Walaupun Pemprov Jabar nyatanya sudah berusaha mengupayakan kinerjanya dalam pembentukan program "Petani Millenial," dan ikhtiar Ikiw dalam membangun rumah peternakan serta kandang domba di dekat wilayah Cileunyi dan Cibiru, Bandung, hal tersebut nyatanya masih dirasa "kurang nendang" untuk membuat masyarakat melek akan berkurangnya regenerasi petani dan peternak di era digital sekarang.
Dalam analisisnya, Ikiw sebagai pemilik rumah peternakan "Young Farmer Farm" ini mengakui jika stigma dalam profesinya cukup besar di awal-awal ia merintis usaha ini. Stigma yang diciptakan itu berasal dari asumsi masyarakat yang kebanyakan adalah orang-orang dari luar dunia pertanian dan peternakan. Mereka hanya bisa menduga-duga, tanpa mau berusaha untuk mengerti dan mencoba bidang ini.
Ikiw memaparkan jika stigma yang sering ia dengar semenjak ia berkuliah dan menekuni bidang peternakan di Fakultas Peternakan Universitas Padjadjaran semenjak tahun 2010 lalu, ia kerap kali mendengar orang-orang berasumsi bahwa khususnya bagi kalangan peternak dan petani itu pasti akan bekerja di lingkungan yang sifatnya bau, kumuh, dan kotor, tidak higienis dan tidak rapi pemeliharaannya.
Dari sana lah ia kemudian mulai gigih untuk membuktikan bahwa stigma tersebut tidak benar adanya.
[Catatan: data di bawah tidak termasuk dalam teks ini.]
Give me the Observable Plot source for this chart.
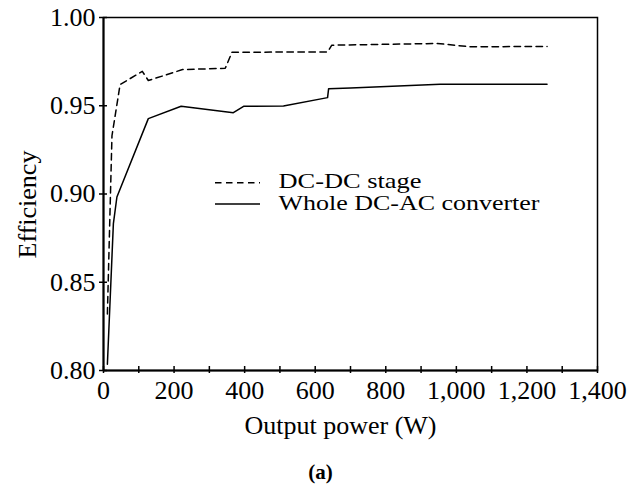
<!DOCTYPE html>
<html><head><meta charset="utf-8">
<script src="https://cdn.jsdelivr.net/npm/d3@7"></script>
<script src="https://cdn.jsdelivr.net/npm/@observablehq/plot@0.6"></script>
<style>
body{margin:0;background:#fff;}
#wrap{position:relative;width:639px;height:486px;}
#legend{position:absolute;left:0;top:0;pointer-events:none;}
</style></head><body>
<div id="wrap"></div>
<script>
// Data
const dcPower   = [11, 24, 47, 110, 127, 224, 345, 364, 635, 647, 945, 1040, 1257];
const dcEff     = [0.832, 0.933, 0.962, 0.9695, 0.9643, 0.9705, 0.9712, 0.9803, 0.9805, 0.9843, 0.9853, 0.9834, 0.9836];
const wholePower = [11, 28, 38, 127, 220, 368, 397, 510, 635, 638, 700, 954, 1257];
const wholeEff   = [0.8035, 0.8832, 0.8983, 0.9427, 0.9497, 0.9461, 0.9497, 0.9499, 0.9546, 0.9597, 0.960, 0.9622, 0.9622];
const xTickValues  = [0,100,200,300,400,500,600,700,800,900,1000,1100,1200,1300,1400];
const xLabelValues = [0,200,400,600,800,1000,1200,1400];
const yTickValues  = [0.80,0.85,0.90,0.95,1.00];
const seriesNames = ["DC-DC stage", "Whole DC-AC converter"];
const xLabel = "Output power (W)";
const yLabel = "Efficiency";
const caption = "(a)";

const dc = dcPower.map((x, i) => ({x, y: dcEff[i]}));
const whole = wholePower.map((x, i) => ({x, y: wholeEff[i]}));
const font = "'Liberation Serif','Times New Roman',Times,serif";

const plot = Plot.plot({
  width: 639, height: 486,
  marginLeft: 103, marginRight: 42, marginTop: 17, marginBottom: 116,
  style: {fontFamily: font, fontSize: "26px", color: "#000", background: "#fff"},
  x: {domain: [0, 1400], axis: null},
  y: {domain: [0.8, 1.0], axis: null},
  marks: [
    Plot.frame({stroke: "#000", strokeWidth: 1.5}),
    Plot.text(xLabelValues, {x: d => d, text: d => d3.format(",")(d), frameAnchor: "bottom", lineAnchor: "top", textAnchor: "middle", dy: 10.5, fontSize: 26, fontFamily: font, fill: "#000"}),
    Plot.text(yTickValues, {y: d => d, text: d => d3.format(".2f")(d), frameAnchor: "left", lineAnchor: "middle", textAnchor: "end", dx: -8, fontSize: 26, fontFamily: font, fill: "#000"}),
    Plot.tickX(xTickValues, {x: d => d, insetTop: 349, insetBottom: -3, stroke: "#000", strokeWidth: 1.5}),
    Plot.tickY(yTickValues, {y: d => d, insetLeft: -4, insetRight: 490, stroke: "#000", strokeWidth: 1.5}),
    Plot.ruleX([0], {stroke: "#000", strokeWidth: 2}),
    Plot.ruleY([0.8], {stroke: "#000", strokeWidth: 2}),
    Plot.line(dc, {x: "x", y: "y", stroke: "#000", strokeWidth: 1.5, strokeDasharray: "6.5,4.5"}),
    Plot.line(whole, {x: "x", y: "y", stroke: "#000", strokeWidth: 1.5}),
    Plot.text([xLabel], {text: d => d, frameAnchor: "bottom", lineAnchor: "middle", textAnchor: "middle", dx: -10, dy: 54.7, fontSize: 26, fontFamily: font, fill: "#000"}),
    Plot.text([yLabel], {text: d => d, frameAnchor: "left", lineAnchor: "middle", textAnchor: "middle", rotate: -90, dx: -76.3, dy: 10.5, fontSize: 26, fontFamily: font, fill: "#000"}),
    Plot.text([caption], {text: d => d, frameAnchor: "bottom", lineAnchor: "middle", textAnchor: "middle", dx: -30, dy: 101.3, fontSize: 21, fontWeight: "bold", fontFamily: font, fill: "#000"})
  ]
});
const wrap = document.getElementById("wrap");
wrap.appendChild(plot);

// Legend overlay
const ns = "http://www.w3.org/2000/svg";
const lg = document.createElementNS(ns, "svg");
lg.setAttribute("id", "legend");
lg.setAttribute("width", 639);
lg.setAttribute("height", 486);
const legendRows = [
  {name: seriesNames[0], dash: "6.5,4.5", lineY: 182.7, textY: 188, len: 143},
  {name: seriesNames[1], dash: null, lineY: 204, textY: 210, len: 261}
];
for (const r of legendRows) {
  const l = document.createElementNS(ns, "line");
  l.setAttribute("x1", 215); l.setAttribute("x2", 260);
  l.setAttribute("y1", r.lineY); l.setAttribute("y2", r.lineY);
  l.setAttribute("stroke", "#000"); l.setAttribute("stroke-width", 1.5);
  if (r.dash) l.setAttribute("stroke-dasharray", r.dash);
  lg.appendChild(l);
  const t = document.createElementNS(ns, "text");
  t.setAttribute("x", 278.5); t.setAttribute("y", r.textY);
  t.setAttribute("font-family", font); t.setAttribute("font-size", 21);
  t.setAttribute("textLength", r.len); t.setAttribute("lengthAdjust", "spacingAndGlyphs");
  t.setAttribute("fill", "#000");
  t.textContent = r.name;
  lg.appendChild(t);
}
wrap.appendChild(lg);
</script>
</body></html>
Strateginya demi menciptakan rumah peternakan "Young Farmer Farm," berlandaskan dengan nilai inovasi dan kreativitas, di mana peternak dan petani bisa menjadi pionir dan pahlawan kehidupan demi terciptanya ketahanan pangan dari segi produksi karbohidrat dan protein hewani.
Selain inovasi branding yang ia ciptakan ulang dengan mengemas kandang yang bersih, pakan yang berasal dari pertanian mandirinya (rumput-rumputan yang diolah dengan apik melalui proses yang panjang dan higienis bagi pakan hewan ternaknya), Ikiw optimis jika gerakan peternak dan petani muda ini bisa mulai disebarluaskan secara masif karena urgensinya jelas dan terarah.